The cumulative impacts of existing commercial development and tourism are already affecting this region. Indeed, a 2022 study that analyzed more than 20 years of wolf and grizzly bear data found that the Bow Valley had lost up to 85% of its best wildlife habitat due to human activity and development.
Further fragmentation of this corridor from increased infrastructure and human use is not in line with the All-Season Resort’s stated objective of long-term, environmentally responsible land use.
“It’s not just about the change in land use, but the increased volume and intensity of that use within the Bow Valley Wildland Provincial Park. “Creating an offset — more park elsewhere — does nothing to address how this park would change as a consequence of the proposed development.”
—Katie Morrison, Executive Director of CPAWS Southern Alberta.
To offer feedback on the proposal:
- Fill out the questionnaire by May 14, 2026 (Guide below)
- Send a written submission to allseasonresorts@gov.ab.ca
- Attend the Open House in Canmore on April 7, 2026:
3 to 8PM
Silvertip Resort
Silvertip Pavillion
2000 Silvertip Trail
Questionnaire Guide
How familiar are you with the Silvertip Gondola proposal?
Suggested Answer: Answer as is appropriate
How familiar are you with this area of the Bow Valley (identified in the project map)?
Suggested Answer: Answer as is appropriate
Indicate your level of support for designating the identified area as an All-season Resort Area.
In order to designate the area as an All-season Resort Area, the boundary of the Wildland Provincial Park would need to be adjusted, and the South Saskatchewan Regional Plan (SSRP) would need to be amended to allow for this change.

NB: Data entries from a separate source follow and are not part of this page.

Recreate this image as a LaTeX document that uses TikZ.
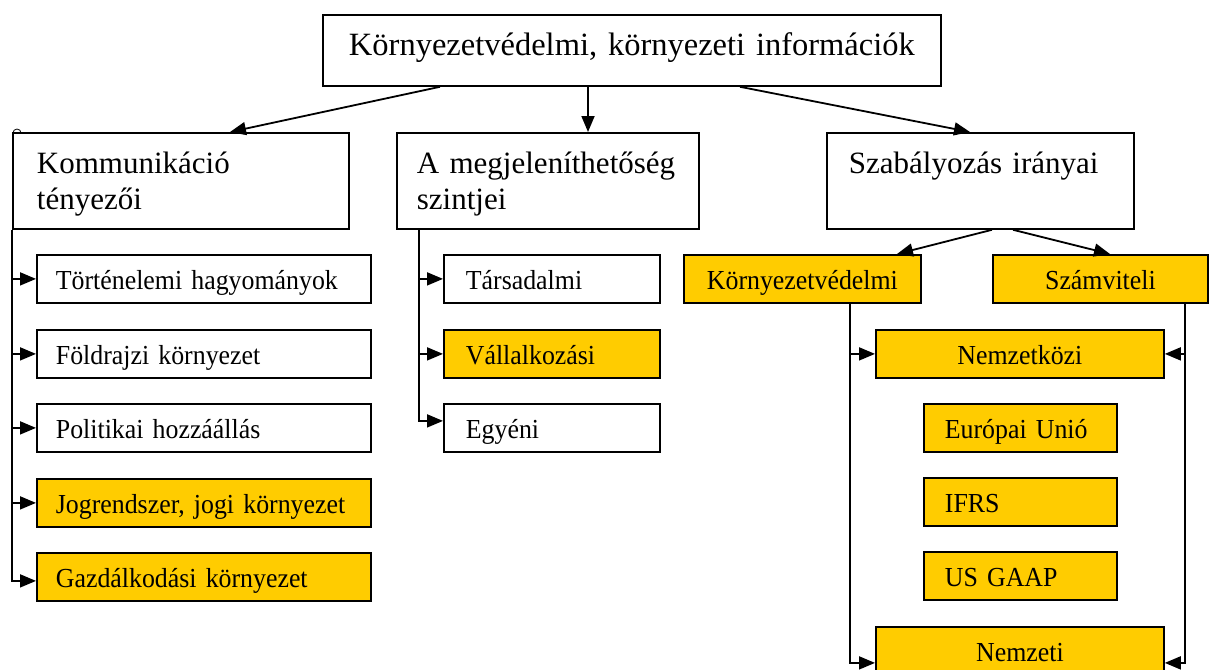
\documentclass[tikz,border=0pt]{standalone}
\usepackage{fontspec}
\setmainfont{Liberation Serif}
\newfontfamily\narrowserif{Liberation Serif}[FakeStretch=0.94]
\usetikzlibrary{arrows.meta}
\definecolor{gold}{HTML}{FFCC00}
\tikzset{
  box/.style={draw, line width=1.8pt, fill=white, inner ysep=0pt, anchor=north west},
  big/.style={box, font=\fontsize{31}{36}\selectfont, align=left, text height=41pt, text depth=55pt},
  sm/.style={box, font=\narrowserif\fontsize{27.5}{30}\selectfont, text height=35pt, text depth=13pt},
  lft/.style={align=left},
  ctr/.style={align=center, inner xsep=0pt},
  ylw/.style={fill=gold},
  conn/.style={line width=1.8pt, -{Triangle[length=16pt,width=13pt]}},
}
\begin{document}
\begin{tikzpicture}[x=1pt,y=-1pt]
\useasboundingbox (0,0) rectangle (1209,669);
% title
\node[box, ctr, font=\fontsize{32.5}{35}\selectfont, text width=618pt, text height=41pt, text depth=30pt] (title) at (322,14) {Környezetvédelmi, környezeti információk};
% small mark
\draw[line width=0.8pt] (17,133) circle (4pt);
% level 1
\node[big, inner xsep=24pt, text width=288pt] (kom) at (12,132) {Kommunikáció\\tényezői};
\node[big, inner xsep=20pt, text width=262pt] (meg) at (396,132) {\mbox{A megjeleníthetőség}\\szintjei};
\node[big, inner xsep=22pt, text width=263pt] (szab) at (826,132) {Szabályozás irányai};
% left column
\node[sm, lft, inner xsep=19pt, text width=296pt] (k1) at (36,254) {Történelemi hagyományok};
\node[sm, lft, inner xsep=19pt, text width=296pt] (k2) at (36,329) {Földrajzi környezet};
\node[sm, lft, inner xsep=19pt, text width=296pt] (k3) at (36,403) {Politikai hozzáállás};
\node[sm, lft, ylw, inner xsep=19pt, text width=296pt] (k4) at (36,478) {Jogrendszer, jogi környezet};
\node[sm, lft, ylw, inner xsep=19pt, text width=296pt] (k5) at (36,552) {Gazdálkodási környezet};
% middle column
\node[sm, lft, inner xsep=22pt, text width=172pt] (m1) at (443,254) {Társadalmi};
\node[sm, lft, ylw, inner xsep=22pt, text width=172pt] (m2) at (443,329) {Vállalkozási};
\node[sm, lft, inner xsep=22pt, text width=172pt] (m3) at (443,403) {Egyéni};
% right
\node[sm, ctr, ylw, text width=237pt] (kv) at (683,254) {Környezetvédelmi};
\node[sm, ctr, ylw, text width=215pt] (szv) at (992,254) {Számviteli};
\node[sm, ctr, ylw, text width=288pt] (nk) at (875,329) {Nemzetközi};
\node[sm, lft, ylw, inner xsep=21pt, text width=151pt] (eu) at (923,403) {Európai Unió};
\node[sm, lft, ylw, inner xsep=21pt, text width=151pt] (ifrs) at (923,477) {IFRS};
\node[sm, lft, ylw, inner xsep=21pt, text width=151pt] (gaap) at (923,551) {US GAAP};
\node[sm, ctr, ylw, text width=288pt] (nz) at (875,626) {Nemzeti};
% connectors from title
\draw[conn] ([xshift=118pt]title.south west) -- ([xshift=218pt]kom.north west);
\draw[conn] ([xshift=266pt]title.south west) -- ([xshift=192pt]meg.north west);
\draw[conn] ([xshift=418pt]title.south west) -- ([xshift=144pt]szab.north west);
% left column
\draw[conn] (kom.south west) |- (k1.west);
\draw[conn] (kom.south west) |- (k2.west);
\draw[conn] (kom.south west) |- (k3.west);
\draw[conn] (kom.south west) |- (k4.west);
\draw[conn] (kom.south west) |- ([yshift=-4pt]k5.west);
% middle column
\draw[conn] ([xshift=23pt]meg.south west) |- (m1.west);
\draw[conn] ([xshift=23pt]meg.south west) |- (m2.west);
\draw[conn] ([xshift=23pt]meg.south west) |- ([yshift=7pt]m3.west);
% right
\draw[conn] ([xshift=166pt]szab.south west) -- ([xshift=214pt]kv.north west);
\draw[conn] ([xshift=187pt]szab.south west) -- ([xshift=118pt]szv.north west);
\draw[conn] ([xshift=167pt]kv.south west) |- (nk.west);
\draw[conn] ([xshift=167pt]kv.south west) |- ([yshift=-12pt]nz.west);
\draw[conn] ([xshift=193pt]szv.south west) |- (nk.east);
\draw[conn] ([xshift=193pt]szv.south west) |- ([yshift=-12pt]nz.east);
\end{tikzpicture}
\end{document}
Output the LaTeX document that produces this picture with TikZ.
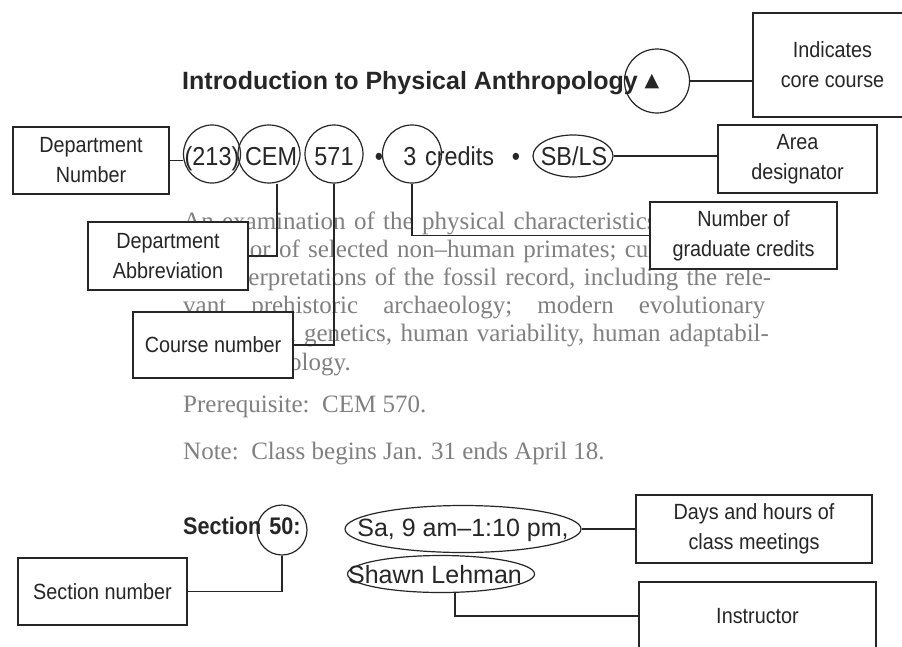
\documentclass[tikz,border=0pt]{standalone}
\usepackage{fontspec}
\setmainfont{Liberation Serif}
\newfontfamily\sansfont{Liberation Sans}
\newfontfamily\condfont[FakeStretch=0.9]{Liberation Sans}
\newfontfamily\symfont{DejaVu Sans}
\usetikzlibrary{shapes.geometric}

\begin{document}
\begin{tikzpicture}[x=1pt, y=-1pt,
  infobox/.style={rectangle, draw=black!85, line width=1.4pt, fill=white, align=center, inner sep=0pt, text=black!85, font=\condfont\fontsize{22}{30}\selectfont},
  ring/.style={ellipse, draw=black!85, line width=1.2pt, inner sep=0pt},
  rowtext/.style={anchor=base, inner sep=0pt, text=black!85, font=\condfont\fontsize{26}{30}\selectfont},
  bodytext/.style={anchor=base west, inner sep=0pt, text=black!50, font=\fontsize{25}{28.2}\selectfont},
  link/.style={draw=black!85, line width=1.2pt}]
\useasboundingbox (0,0) rectangle (902,646);
\clip (0,0) rectangle (902,646);
\fill[white] (0,0) rectangle (902,646);

% catalogue entry
\node[anchor=base west, inner sep=0pt, text=black!85, font=\sansfont\bfseries\fontsize{25}{30}\selectfont] (title) at (182,89) {Introduction to Physical Anthropology};
\node[text=black!85, font=\symfont\fontsize{19}{20}\selectfont] (tri) at (652,82) {▲};

\node[rowtext] (t213) at (212,165) {(213)};
\node[rowtext] (tcem) at (271,165) {CEM};
\node[rowtext] (t571) at (334,165) {571};
\node[rowtext] (dot1) at (379,165) {•};
\node[rowtext] (t3) at (410,165) {3};
\node[rowtext, anchor=base west] (tcred) at (425,165) {credits};
\node[rowtext] (dot2) at (516,165) {•};
\node[rowtext] (tsbls) at (574,165) {SB/LS};

\node[bodytext, text width=582pt] (descr) at (183,229) {%
\makebox[582pt][s]{An examination of the physical characteristics and the}\\
\makebox[582pt][s]{behavior of selected non–human primates; current and}\\
\makebox[582pt][s]{the interpretations of the fossil record, including the rele-}\\
\makebox[582pt][l]{vant\hfill prehistoric\hfill archaeology;\hfill modern\hfill evolutionary}\\
\makebox[582pt][s]{and human genetics, human variability, human adaptabil-}\\
ity, and ecology.};
\node[bodytext] (prereq) at (183,412) {Prerequisite:\ \ CEM 570.};
\node[bodytext] (note) at (183,459) {Note:\ \ Class begins Jan. 31 ends April 18.};

\node[anchor=base west, inner sep=0pt, text=black!85, font=\condfont\bfseries\fontsize{24}{30}\selectfont] (sectxt) at (183,534) {Section};
\node[anchor=base, inner sep=0pt, text=black!85, font=\condfont\bfseries\fontsize{24}{30}\selectfont] (t50) at (285,534) {50:};
\node[anchor=base, inner sep=0pt, text=black!85, font=\sansfont\fontsize{25}{30}\selectfont] (tsa) at (463,536) {Sa, 9 am–1:10 pm,};
\node[anchor=base, inner sep=0pt, text=black!85, font=\sansfont\fontsize{25}{30}\selectfont] (tshawn) at (435,583) {Shawn Lehman};

% rings
\node[ring, minimum width=65, minimum height=64] (ctri) at (657,81) {};
\node[ring, minimum width=57, minimum height=58] (c213) at (212,154) {};
\node[ring, minimum width=62, minimum height=58] (ccem) at (269,154) {};
\node[ring, minimum width=58, minimum height=58] (c571) at (334,154) {};
\node[ring, minimum width=59, minimum height=58] (c3) at (412,154) {};
\node[ring, minimum width=80, minimum height=42] (csbls) at (573,156) {};
\node[ring, minimum width=50, minimum height=50] (c50) at (282,530) {};
\node[ring, minimum width=236, minimum height=47] (csa) at (463,529) {};
\node[ring, minimum width=187, minimum height=37] (cshawn) at (441,574) {};

% callouts
\node[infobox, minimum width=159, minimum height=104] (core) at (832.5,65) {Indicates\\core course};
\node[infobox, minimum width=156, minimum height=67] (deptnum) at (91,160.5) {Department\\Number};
\node[infobox, minimum width=159, minimum height=68] (area) at (797.5,159) {Area\\designator};
\node[infobox, minimum width=187, minimum height=67] (grad) at (743.5,235.5) {Number of\\graduate credits};
\node[infobox, minimum width=160, minimum height=68] (abbrev) at (168,256) {Department\\Abbreviation};
\node[infobox, minimum width=160, minimum height=66] (course) at (213,345) {Course number};
\node[infobox, minimum width=236, minimum height=68] (days) at (754,529) {Days and hours of\\class meetings};
\node[infobox, minimum width=169, minimum height=67] (secnum) at (102.5,591.5) {Section number};
\node[infobox, minimum width=237, minimum height=68] (instr) at (757.5,616) {Instructor};

\draw[link] (ctri.east) -- (ctri.east -| core.west);
\draw[link] (deptnum.east) -- (deptnum.east -| c213.west);
\draw[link] (csbls.east) -- (csbls.east -| area.west);
\draw[link] ([xshift=8]ccem.south) |- (abbrev.east);
\draw[link] (c571.south) |- (course.east);
\draw[link] (c3.south) |- (grad.west);
\draw[link] (secnum.east) -| (c50.south);
\draw[link] (csa.east) -- (csa.east -| days.west);
\draw[link] ([xshift=14]cshawn.south) |- (instr.west);
\end{tikzpicture}
\end{document}
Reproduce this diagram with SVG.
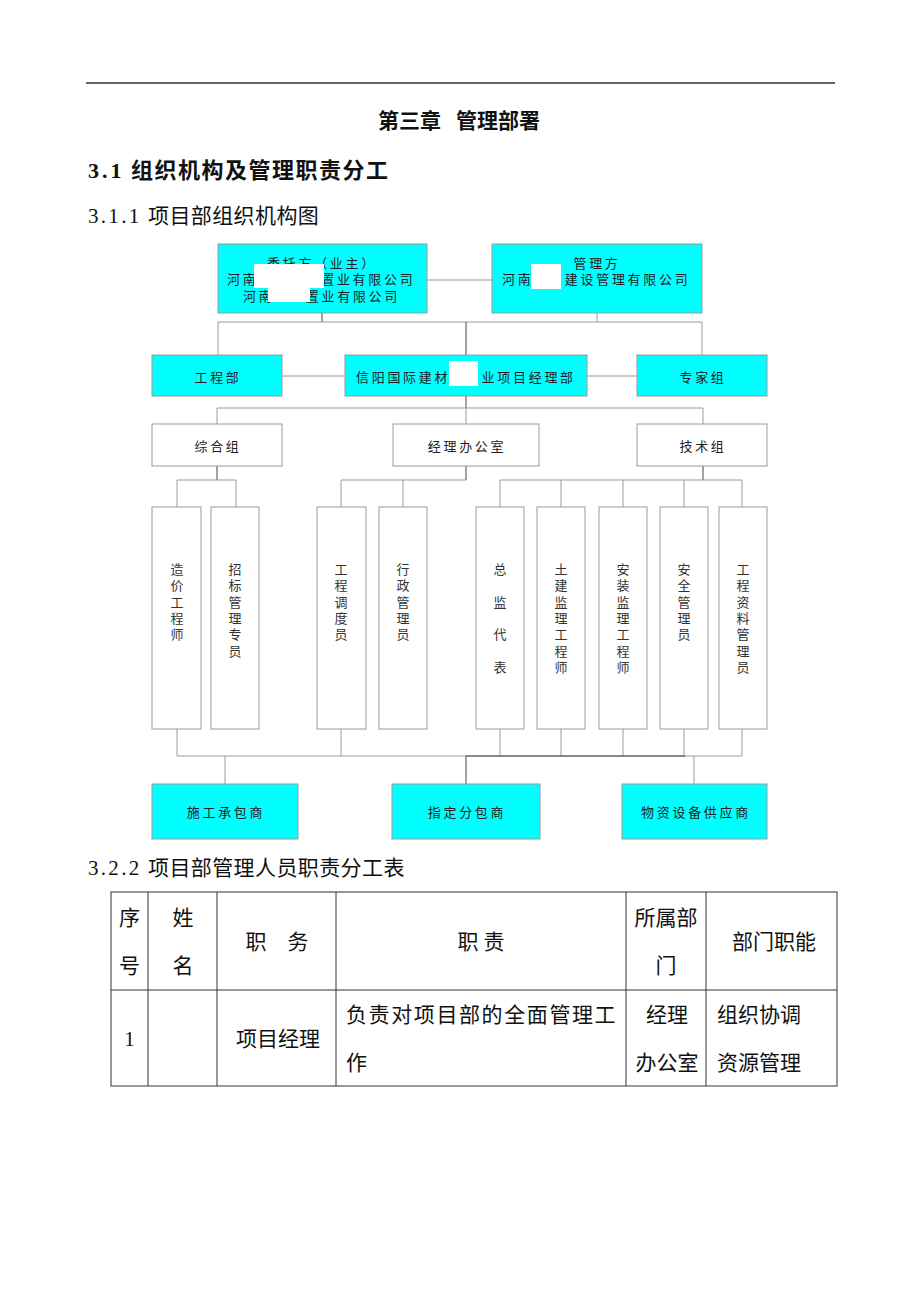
<svg xmlns="http://www.w3.org/2000/svg" width="920" height="1302" viewBox="0 0 920 1302">
<style>
.h{font-family:"Liberation Serif","Noto Sans CJK SC",serif;fill:#111;dominant-baseline:central}
.bx{stroke:#9a9a9a;stroke-width:1}
.cy{fill:#00ffff}
.wh{fill:#fff}
.t{font-family:"Noto Sans CJK SC",sans-serif;font-size:13px;fill:#222;letter-spacing:2.7px;text-anchor:middle;dominant-baseline:central}
.ts{font-family:"Noto Sans CJK SC",sans-serif;font-size:13px;fill:#222;letter-spacing:2.7px;dominant-baseline:central}
.v{font-family:"Noto Sans CJK SC",sans-serif;font-size:13px;fill:#333;text-anchor:middle;dominant-baseline:central}
.ln{stroke:#a096a0;stroke-width:1;fill:none}
.dk{stroke:#444;stroke-width:1;fill:none}
.red{fill:#fff}
.tb{font-family:"Liberation Serif","Noto Sans CJK SC",serif;font-size:21px;fill:#111;dominant-baseline:central}
.tl{stroke:#333;stroke-width:1;fill:none}
</style>
<rect x="0" y="0" width="920" height="1302" fill="#fff"/>
<line x1="86" y1="83" x2="835" y2="83" stroke="#333" stroke-width="1.5"/>
<text class="h" y="121" font-size="21" font-weight="bold"><tspan x="378">第三章</tspan><tspan x="456">管理部署</tspan></text>
<text class="h" y="170" font-size="22" font-weight="bold"><tspan x="88" letter-spacing="3">3.1</tspan><tspan x="131" letter-spacing="1.5">组织机构及管理职责分工</tspan></text>
<text class="h" y="216" font-size="21"><tspan x="88" letter-spacing="2.3">3.1.1</tspan><tspan x="148" letter-spacing="0.4">项目部组织机构图</tspan></text>

<g id="connectors">
<path class="ln" d="M427 280H492"/>
<path class="dk" d="M322 313V322"/>
<path class="ln" d="M597 313V322"/>
<path class="ln" d="M218 322H702M218 322V355M702 322V355"/>
<path class="dk" d="M466 322V355"/>
<path class="ln" d="M282 376H345M587 376H637"/>
<path class="dk" d="M466 396V408"/>
<path class="ln" d="M217 408H703M217 408V424M703 408V424M466 408V424"/>
<path class="dk" d="M217 466V480"/>
<path class="ln" d="M177 480H236M177 480V507M236 480V507"/>
<path class="dk" d="M466 466V480"/>
<path class="ln" d="M341 480H466M341 480V507M403 480V507"/>
<path class="dk" d="M703 466V480"/>
<path class="ln" d="M500 480H742M500 480V507M561 480V507M623 480V507M684 480V507M742 480V507"/>
<path class="ln" d="M177 729V756M341 729V756M500 729V756M561 729V756M623 729V756M684 729V756M742 729V756"/>
<path class="ln" d="M177 756H742M225 756V784M694 756V784"/>
<path class="dk" d="M466 756H685M466 756V784"/>
</g>

<g id="n-client">
<rect class="bx cy" x="218" y="244" width="209" height="69"/>
<text class="t" x="322" y="262">委托方（业主）</text>
<text class="ts" x="227" y="278">河南　　　　置业有限公司</text>
<text class="ts" x="243" y="295">河南　　置业有限公司</text>
<rect class="red" x="254" y="264" width="70" height="24"/>
<rect class="red" x="268" y="288" width="42" height="14"/>
</g>
<g id="n-manager">
<rect class="bx cy" x="492" y="244" width="210" height="69"/>
<text class="t" x="597" y="262">管理方</text>
<text class="ts" x="502" y="278">河南　　建设管理有限公司</text>
<rect class="red" x="531" y="264" width="30" height="25"/>
</g>

<g id="n-gcb"><rect class="bx cy" x="152" y="355" width="130" height="41"/><text class="t" x="218" y="376">工程部</text></g>
<g id="n-xmb"><rect class="bx cy" x="345" y="355" width="242" height="41"/><text class="ts" x="356" y="376">信阳国际建材　　业项目经理部</text><rect class="red" x="449" y="361" width="29" height="25"/></g>
<g id="n-zjz"><rect class="bx cy" x="637" y="355" width="130" height="41"/><text class="t" x="703" y="376">专家组</text></g>

<g id="n-zhz"><rect class="bx wh" x="152" y="424" width="130" height="42"/><text class="t" x="218" y="445">综合组</text></g>
<g id="n-jlbgs"><rect class="bx wh" x="393" y="424" width="146" height="42"/><text class="t" x="467" y="445">经理办公室</text></g>
<g id="n-jsz"><rect class="bx wh" x="637" y="424" width="130" height="42"/><text class="t" x="703" y="445">技术组</text></g>

<g id="n-zjgcs"><rect class="bx wh" x="152" y="507" width="49" height="222"/>
<text class="v"><tspan x="177" y="568">造</tspan><tspan x="177" dy="16.3">价</tspan><tspan x="177" dy="16.3">工</tspan><tspan x="177" dy="16.3">程</tspan><tspan x="177" dy="16.3">师</tspan></text></g>
<g id="n-zbglzy"><rect class="bx wh" x="211" y="507" width="48" height="222"/>
<text class="v"><tspan x="235" y="568">招</tspan><tspan x="235" dy="16.3">标</tspan><tspan x="235" dy="16.3">管</tspan><tspan x="235" dy="16.3">理</tspan><tspan x="235" dy="16.3">专</tspan><tspan x="235" dy="16.3">员</tspan></text></g>
<g id="n-gcddy"><rect class="bx wh" x="317" y="507" width="49" height="222"/>
<text class="v"><tspan x="341" y="568">工</tspan><tspan x="341" dy="16.3">程</tspan><tspan x="341" dy="16.3">调</tspan><tspan x="341" dy="16.3">度</tspan><tspan x="341" dy="16.3">员</tspan></text></g>
<g id="n-xzgly"><rect class="bx wh" x="379" y="507" width="48" height="222"/>
<text class="v"><tspan x="403" y="568">行</tspan><tspan x="403" dy="16.3">政</tspan><tspan x="403" dy="16.3">管</tspan><tspan x="403" dy="16.3">理</tspan><tspan x="403" dy="16.3">员</tspan></text></g>
<g id="n-zjdb"><rect class="bx wh" x="476" y="507" width="48" height="222"/>
<text class="v"><tspan x="500" y="568">总</tspan><tspan x="500" dy="32.7">监</tspan><tspan x="500" dy="32.7">代</tspan><tspan x="500" dy="32.7">表</tspan></text></g>
<g id="n-tjjl"><rect class="bx wh" x="537" y="507" width="48" height="222"/>
<text class="v"><tspan x="561" y="568">土</tspan><tspan x="561" dy="16.3">建</tspan><tspan x="561" dy="16.3">监</tspan><tspan x="561" dy="16.3">理</tspan><tspan x="561" dy="16.3">工</tspan><tspan x="561" dy="16.3">程</tspan><tspan x="561" dy="16.3">师</tspan></text></g>
<g id="n-azjl"><rect class="bx wh" x="599" y="507" width="48" height="222"/>
<text class="v"><tspan x="623" y="568">安</tspan><tspan x="623" dy="16.3">装</tspan><tspan x="623" dy="16.3">监</tspan><tspan x="623" dy="16.3">理</tspan><tspan x="623" dy="16.3">工</tspan><tspan x="623" dy="16.3">程</tspan><tspan x="623" dy="16.3">师</tspan></text></g>
<g id="n-aqgly"><rect class="bx wh" x="660" y="507" width="48" height="222"/>
<text class="v"><tspan x="684" y="568">安</tspan><tspan x="684" dy="16.3">全</tspan><tspan x="684" dy="16.3">管</tspan><tspan x="684" dy="16.3">理</tspan><tspan x="684" dy="16.3">员</tspan></text></g>
<g id="n-gczl"><rect class="bx wh" x="719" y="507" width="48" height="222"/>
<text class="v"><tspan x="743" y="568">工</tspan><tspan x="743" dy="16.3">程</tspan><tspan x="743" dy="16.3">资</tspan><tspan x="743" dy="16.3">料</tspan><tspan x="743" dy="16.3">管</tspan><tspan x="743" dy="16.3">理</tspan><tspan x="743" dy="16.3">员</tspan></text></g>

<g id="n-sgcbs"><rect class="bx cy" x="152" y="784" width="146" height="55"/><text class="t" x="226" y="811">施工承包商</text></g>
<g id="n-zdfbs"><rect class="bx cy" x="392" y="784" width="148" height="55"/><text class="t" x="467" y="811">指定分包商</text></g>
<g id="n-wzsb"><rect class="bx cy" x="622" y="784" width="145" height="55"/><text class="t" x="696" y="811">物资设备供应商</text></g>

<text class="h" y="868" font-size="21"><tspan x="88" letter-spacing="2.3">3.2.2</tspan><tspan x="148" letter-spacing="0.4">项目部管理人员职责分工表</tspan></text>

<g id="table">
<rect class="tl" x="111" y="892" width="726" height="194"/>
<path class="tl" d="M111 990H837M148 892V1086M217 892V1086M336 892V1086M626 892V1086M706 892V1086"/>
<text class="tb" x="129.5" y="918" text-anchor="middle">序</text>
<text class="tb" x="129.5" y="966" text-anchor="middle">号</text>
<text class="tb" x="183" y="918" text-anchor="middle">姓</text>
<text class="tb" x="183" y="966" text-anchor="middle">名</text>
<text class="tb" x="277" y="942" text-anchor="middle">职　务</text>
<text class="tb" x="481" y="942" text-anchor="middle">职 责</text>
<text class="tb" x="666" y="918" text-anchor="middle">所属部</text>
<text class="tb" x="666" y="966" text-anchor="middle">门</text>
<text class="tb" x="774" y="942" text-anchor="middle">部门职能</text>
<text class="tb" x="129.5" y="1039" text-anchor="middle">1</text>
<text class="tb" x="278" y="1039" text-anchor="middle">项目经理</text>
<text class="tb" x="346" y="1015" letter-spacing="1.6">负责对项目部的全面管理工</text>
<text class="tb" x="346" y="1063">作</text>
<text class="tb" x="667" y="1015" text-anchor="middle">经理</text>
<text class="tb" x="667" y="1063" text-anchor="middle">办公室</text>
<text class="tb" x="717" y="1015">组织协调</text>
<text class="tb" x="717" y="1063">资源管理</text>
</g>
</svg>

Suggested Answer: Unsupportive.
If additional land were added to the Wildland Park to offset the area used for the proposed Silvertip Gondola, how would this affect your support for the proposed designation of the identified area as an All-season Resort Area?
Suggested Answer: It would not change my level of support.
What impacts do you believe the proposed land use change could have on this area, and what specific factors should be considered when assessing these impacts?
Suggested Answer: As there is a 500-character limit, consider choosing from the following factors we believe should be considered, and/or add your own.
- The Silvertip Gondola in no way fits what the All-Season Resorts Act is intended to do. It does not promote sustainable tourism, given the extensive potential impacts on the Wildland Provincial Park, wildlife habitat, and the wildlife high-value corridor within the area. Further, the gondola doesn’t diversify where tourism is happening in Alberta, which is an explicit intent of ASRA. Visitation figures in Canmore and the Bow Valley are already extraordinarily high. The priority for implementing ASRA should be in expanding and diversifying tourism across the province to ecologically appropriate areas that don’t already receive significant economic benefits from visitation.
- Canmore and the Bow Valley have only become busier over the years, with cumulative effects from human use, activity, commercial development, and tourism impacting both residents and wildlife, as well as the natural environment.
- This development must be considered in the context of additional cumulative effects from the land-use designation and the infrastructure requirements, including the construction of 15 gondola towers with concrete bases within the Bow Valley Wildland Provincial Park.
- The project would likely lead to further habitat fragmentation and degradation, reducing the ability for wildlife—including grizzly bears, wolves, and elk—to move through the Valley. Bighorn sheep also have their lambs on Mount Lady Macdonald each year.
- Studies on carnivore movements and connectivity around Canmore and Banff found that human presence and development reduced grizzly bear movement connectivity by 23% compared to natural conditions, and increased human development is projected to reduce connectivity by an additional 5–6%.
- The proposal does not align with the Bow Valley Wildland Park Management Plan and will require amendments to the South Saskatchewan Regional Plan, potentially subverting the Provincial Parks Act.
- This land is part of the East Slopes Prime Protection Zone, where Zone 1 Prime Protection aims to preserve environmentally sensitive terrain and valuable ecological and aesthetic resources.
- Placing a large gondola on one of the most beloved vistas within the Town of Canmore—and arguably the Bow Valley—will have detrimental consequences for the community and visitor value.
Share any other feedback you have regarding the designation of the identified area as an All-season Resort Area.
Suggested Answer: Wildland Provincial Parks are established to preserve natural heritage and provide opportunities for backcountry recreation, like hiking and cross-country skiing. They do not allow for large infrastructure development like gondolas. The area is within the Upper Silvertip Wildlife Corridor, a major wildlife movement corridor linking Banff National Park to Kananaskis Country, and facilitating movement through the Valley. This is not an appropriate place to re-designate as an ASR.
Share any questions or feedback you have on the proposed Silvertip Gondola project overall.
Suggested Answer: Private development proposals must be evaluated within the broader land-use context and planning framework. The Bow Valley is a sensitive and unique landscape, and the priority here must be the protection and conservation of the natural environment and habitat requirements for wildlife.
It is in no way acceptable for the ASRA to subvert these priorities, or the Provincial Parks, when the mandate of protection and conservation is inconvenient to the financial goals of private developers.